On the general grant Clauses, I can say to the hon. Member for Glasgow, Govan (Mr. Rankin) that the position is "as you were". Powers are being taken to decrease the grant simply to meet the change in expenditure. The position is that the English local authorities are paying increased bursaries and powers are being taken to increase their grant to meet the added expenditure. In Scotland the reverse is the case. The Government will now be meeting expenditure previously carried by local authorities, so that powers are being taken to reduce their grant by an equivalent amount over the period for which it had previously been fixed on the assumption that this particular expenditure would be coming out of the local authorities' pockets and not out of the Government's pocket. The figures have not yet finally been agreed, but the intention is that the local authorities should not be financially any better off or worse off than they were before as a result of this administrative transfer of expenditure.

On school-leaving dates, I think that the provisions of the Bill as they affect England and Scotland have been generally welcomed. The only difference is that we in Scotland intend overall to reduce the number to two, as in England, and the advantages to us will be similar. However, we have kept the way open to have a third date available for certain areas if it is thought necessary or temporarily necessary. This is because up to now some areas in Scotland have had a substantial number of leaving dates, and we want to ensure that no trouble is caused by making transitions of this kind too abrupt if people are finding it a little hard to adjust themselves to a change from five or six leaving dates to two.

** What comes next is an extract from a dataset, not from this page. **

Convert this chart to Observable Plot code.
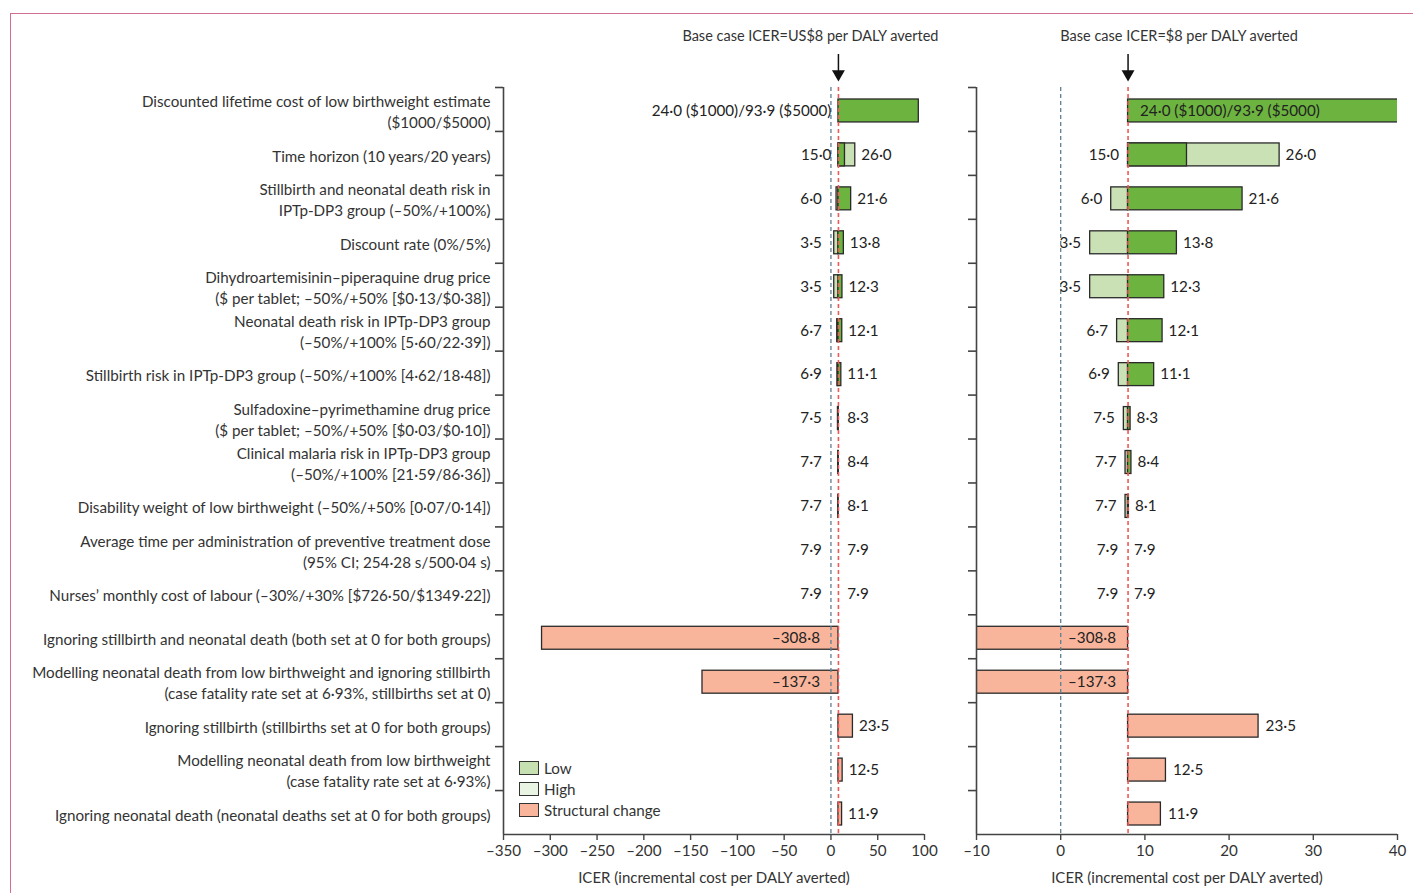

In particular, although up to now the absorption of school leavers into industry has been satisfactory and has been going well—it is a problem which has caused us much concern and has been so much in our minds during these bulge years—we want to take the greatest possible precautions to meet any future difficulties. We have taken this provision for the third date for certain areas in case it might help to meet the strain in cases of local difficulty. In any case, I hope that the House will regard this as no more than a reasonable precaution.

I think that the other points which have been raised are minor ones and I do not want to delay the House with them. The Bill will make some useful adjustments for school leaving in line with the recommendations of the Crowther Report. It will make substantial improvements for grant and the assessment of the parental contribution. It will lead to the disappearance of the variations and inequalities which have previously existed in the assessment of grants as between one area and another, both between England and Scotland, and within the borders of the two countries. For these reasons, and to obtain these benefits, I hope that the House will agree to give the Bill a Second Reading.

Question put and agreed to.

Bill accordingly read a Second time.

Bill committed to a Standing Committee pursuant to Standing Order No. 38 ( Committal of Bills).